Internal Baking Temperature for Hearth Breads
Crusty dense hearth breads such as French bread or sourdough usually don't rely on flavor and texture enhancers; these breads rely on the yeast's activity on the flour itself to develop flavors. These types of breads are usually baked at higher temperatures as well. Since extracting optimal flavor from the flour is of the utmost importance in these types of breads, they're usually baked to a higher internal temperature of between 200-210F (93-99C).

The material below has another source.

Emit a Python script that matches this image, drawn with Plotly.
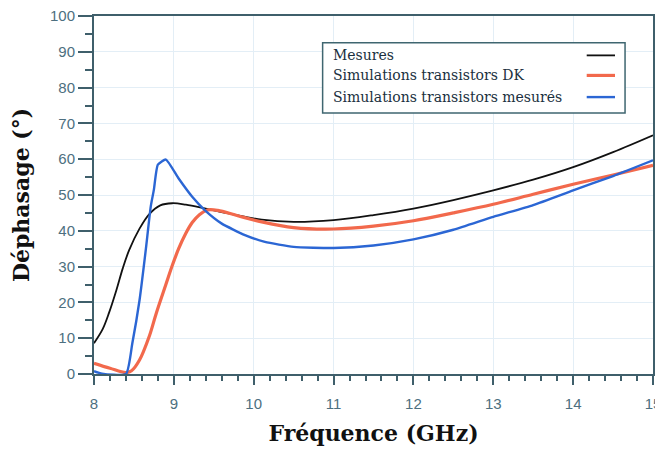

To measure the temperature of your bread quickly remove it from the oven. If your bread is in a bread mold insert the thermometer into the top middle of the bread so the tip is in the very center. Hold the thermometer in place so your bread isn't damaged by the thermometer; remember that the interior of your bread is in a gelatinous state at this time and highly vulnerable to disturbance. Keep holding the thermometer in place until the temperature stops rising which should be a couple minutes. Return the bread back into the oven if the optimal temperature hasn't been reached.
If you're measuring the temperature of a crusty hearth bread, remove it from the oven and keep your oven mitts on while you lift the bread up and insert the thermometer into the middle of the underside. This will ensure that you don't leave a hole marring the top crust, causing people to speculate that it may be a marshmallow fluff fill hole.
Once you've mastered this simple bread baking technique your bread will bake to perfection almost every time with optimum flavor, you'll never have to worry about burning your bread again and crazy kitchen antics will become a thing of the past. But I won't tell if you do the occasional kitchen floor moonwalk anyway just for fun.